In Hässleholm, Douglas Roth, who hopes to be appointed chairman of the council this month if all goes to plan, argued the move was a return to sanity. The last Moderate government’s “open hearts” in terms of immigration and its refusal to put in place tougher policies proposed by then-immigration minister Tobias Billström, was the reason his party came third in the municipality, he said.
“We saw that people were horrified by the immigration politics we were driving forward,” he said. “If we had brought in the politics that Billström wanted, we wouldn’t have had the Sweden Democrats with 16 percent of the votes.”
He is not alone. A poll by Inizio found that 82 percent of Moderate voters supported Kinberg Batra’s move while a clear majority of Moderate local councilors, approached by the Dagens Nyheter newspaper, welcomed the possible collaboration.

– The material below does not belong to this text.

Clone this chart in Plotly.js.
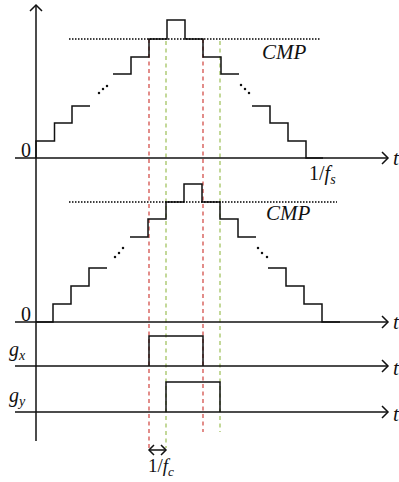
<!DOCTYPE html>
<html>
<head>
<meta charset="utf-8">
<script src="https://cdn.plot.ly/plotly-3.0.1.min.js"></script>
<style>html,body{margin:0;padding:0;background:#fff;}#chart{width:399px;height:482px;}</style>
</head>
<body>
<div id="chart"></div>
<script>
// ---- data (time offset from the vertical axis, level above each panel's baseline) ----
const topStairA_t = [0, 0, 18.5, 36, 54];
const topStairA_v = [0, 17, 35, 52, 52];
const topStairB_t = [77, 95, 113, 131, 149, 167, 185, 203];
const topStairB_v = [84, 101, 119, 138, 119, 101, 84, 84];
const topStairC_t = [216, 234, 252, 270, 287];
const topStairC_v = [52, 35, 17, 0, 0];

const botStairA_t = [0, 17, 35, 53, 71];
const botStairA_v = [0, 18, 36, 54, 54];
const botStairB_t = [94, 112, 130, 148, 166, 184, 202, 220];
const botStairB_v = [85, 103, 120, 138, 120, 103, 85, 85];
const botStairC_t = [232, 250, 268, 286, 304];
const botStairC_v = [54, 36, 18, 0, 0];

const topCMP = 119, topCMP_t = [33, 284];
const botCMP = 120, botCMP_t = [33, 301];

const gx_t = [113, 113, 167, 167];
const gx_v = [0, 30, 30, 0];
const gy_t = [130, 130, 184, 184];
const gy_v = [0, 30, 30, 0];

const dotsTL_t = [63, 67, 71], dotsTL_v = [65, 69, 72];
const dotsTR_t = [205, 209, 213], dotsTR_v = [73, 69, 65];
const dotsBL_t = [79, 83, 87], dotsBL_v = [65, 69, 74];
const dotsBR_t = [222, 226, 231], dotsBR_v = [74, 69, 65];

const redTimes = [113, 167];
const greenTimes = [130, 184];

// ---- layout geometry ----
const base = {top: 158, bot: 322, gx: 366, gy: 412};
const X0 = 36; // pixel column of vertical axis
const toY = (b, arr) => arr.map(v => b - v);

const BLACK = '#111111';
const traces = [];

// cursor dashed lines (drawn first, under the stairs)
const cursorTop = 39;
const cursorBottomLeft = 448, cursorBottomRight = 432;
redTimes.forEach((t, i) => {
  traces.push({x: [t, t], y: [cursorTop, i === 0 ? cursorBottomLeft : cursorBottomRight], mode: 'lines', line: {color: '#d0423c', width: 1.2, dash: '4px,3.5px'}});
});
greenTimes.forEach((t, i) => {
  traces.push({x: [t, t], y: [cursorTop + 2, i === 0 ? cursorBottomLeft : cursorBottomRight], mode: 'lines', line: {color: '#9cbf55', width: 1.2, dash: '4px,3.5px'}});
});

function stair(t, v, b) {
  traces.push({x: t, y: toY(b, v), mode: 'lines', line: {shape: 'hv', color: BLACK, width: 1.5}});
}
stair(topStairA_t, topStairA_v, base.top);
stair(topStairB_t, topStairB_v, base.top);
stair(topStairC_t, topStairC_v, base.top);
stair(botStairA_t, botStairA_v, base.bot);
stair(botStairB_t, botStairB_v, base.bot);
stair(botStairC_t, botStairC_v, base.bot);
traces.push({x: gx_t, y: toY(base.gx, gx_v), mode: 'lines', line: {color: BLACK, width: 1.5}});
traces.push({x: gy_t, y: toY(base.gy, gy_v), mode: 'lines', line: {color: BLACK, width: 1.5}});

// CMP dotted lines
traces.push({x: topCMP_t, y: [base.top - topCMP, base.top - topCMP], mode: 'lines', line: {color: '#000', width: 1.5, dash: '1.5px,1.5px'}});
traces.push({x: botCMP_t, y: [base.bot - botCMP, base.bot - botCMP], mode: 'lines', line: {color: '#000', width: 1.5, dash: '1.5px,1.5px'}});

// ellipsis dots
[[dotsTL_t, dotsTL_v, base.top], [dotsTR_t, dotsTR_v, base.top], [dotsBL_t, dotsBL_v, base.bot], [dotsBR_t, dotsBR_v, base.bot]].forEach(d => {
  traces.push({x: d[0], y: toY(d[2], d[1]), mode: 'markers', marker: {color: BLACK, size: 2.5}});
});

// ---- shapes: axes + arrows ----
const shapes = [];
const L = {color: BLACK, width: 1.5};
shapes.push({type: 'line', xref: 'x', yref: 'y', x0: 0, x1: 0, y0: 5, y1: 441, line: L});
shapes.push({type: 'path', xref: 'x', yref: 'y', path: 'M -6 11 L 0 5 L 6 11', line: L});
[base.top, base.bot, base.gx, base.gy].forEach(b => {
  shapes.push({type: 'line', xref: 'x', yref: 'y', x0: -21, x1: 352, y0: b, y1: b, line: L});
  shapes.push({type: 'path', xref: 'x', yref: 'y', path: `M 346 ${b - 6} L 352 ${b} L 346 ${b + 6}`, line: L});
});
// 1/fc double arrow
const ay = 450;
shapes.push({type: 'line', xref: 'x', yref: 'y', x0: redTimes[0], x1: greenTimes[0], y0: ay, y1: ay, line: L});
shapes.push({type: 'path', xref: 'x', yref: 'y', path: `M ${redTimes[0] + 5} ${ay - 5} L ${redTimes[0]} ${ay} L ${redTimes[0] + 5} ${ay + 5}`, line: L});
shapes.push({type: 'path', xref: 'x', yref: 'y', path: `M ${greenTimes[0] - 5} ${ay - 5} L ${greenTimes[0]} ${ay} L ${greenTimes[0] - 5} ${ay + 5}`, line: L});

// ---- text ----
const F = {family: '"Liberation Serif", "Times New Roman", Times, serif', size: 20, color: '#111'};
function ann(x, y, text, size) {
  return {x: x - X0, y: y, xref: 'x', yref: 'y', text: text, showarrow: false, xanchor: 'center', yanchor: 'middle', font: Object.assign({}, F, size ? {size: size} : {})};
}
const annotations = [
  ann(25.5, 150, '0', 20),
  ann(25.5, 314, '0', 20),
  ann(284.5, 52, '<i>CMP</i>', 21),
  ann(288, 213, '<i>CMP</i>', 21),
  ann(322, 174, '1/<i>f</i><sub><i>s</i></sub>', 20),
  ann(161, 467, '1/<i>f</i><sub><i>c</i></sub>', 19),
  ann(17, 350, '<i>g</i><sub><i>x</i></sub>', 20),
  ann(17, 396, '<i>g</i><sub><i>y</i></sub>', 20),
  ann(396, 158, '<i>t</i>', 21),
  ann(396, 322, '<i>t</i>', 21),
  ann(396, 368, '<i>t</i>', 21),
  ann(396, 414, '<i>t</i>', 21)
];

const layout = {
  width: 399, height: 482,
  margin: {l: 0, r: 0, t: 0, b: 0},
  paper_bgcolor: '#fff', plot_bgcolor: '#fff',
  showlegend: false,
  font: {family: '"Liberation Serif", serif'},
  xaxis: {range: [-X0, 399 - X0], visible: false, fixedrange: true},
  yaxis: {range: [482, 0], visible: false, fixedrange: true},
  shapes: shapes,
  annotations: annotations
};
Plotly.newPlot('chart', traces, layout, {staticPlot: true, displayModeBar: false});
</script>
</body>
</html>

Roth admits that talks have already taken place in Hässleholm, contradicting the claims of Pär Palmgren, the local party leader, that there is no cooperation.
For Roth, it comes down to arithmetic. The Social Democrats have 20 seats in Hässleholm and, with their allies, hold 30 seats on the council, leaving them one crucial vote short of a majority. The Moderates, with just eight seats, are far short of a majority, even with all of their Alliance partners, unless they get the support of the Sweden Democrats and the local Folkets Väl party, which would earn them 31 votes.
The maths looks similar across Sweden. In Gävle municipality, half-way up the Baltic coast, the Moderates at the start of last year ended more than a hundred years of Social Democrat rule, again with the passive support of the Sweden Democrats. Kinberg Batra’s move opens the way for more to do so.
The Moderates are already moving to detoxify the Sweden Democrats’ image among voters.
Kinberg Batra’s latest line is that her party would neither form a government with the Sweden Democrats nor with the Left Party as “both have authoritarian roots.”
The underlying message is that ruling with the passive support of a party whose founders had links to the neo-Nazi movement is no different from the way the Social Democrats often have done with the former Communist party, whose previous leaders supported Joseph Stalin.
“It’s wrong to call SD such a terrible and disgusting party,” Roth said. “The Social Democrats want you to see them like that because they want to be able to stay in power. Half of SD’s members are old Moderates.”
In Hässleholm, Erlandsson can’t wait to move into his council office. “I don’t have a key, but I will next month!” he said with a laugh. “I will have a big office on the second floor. It feels very good.”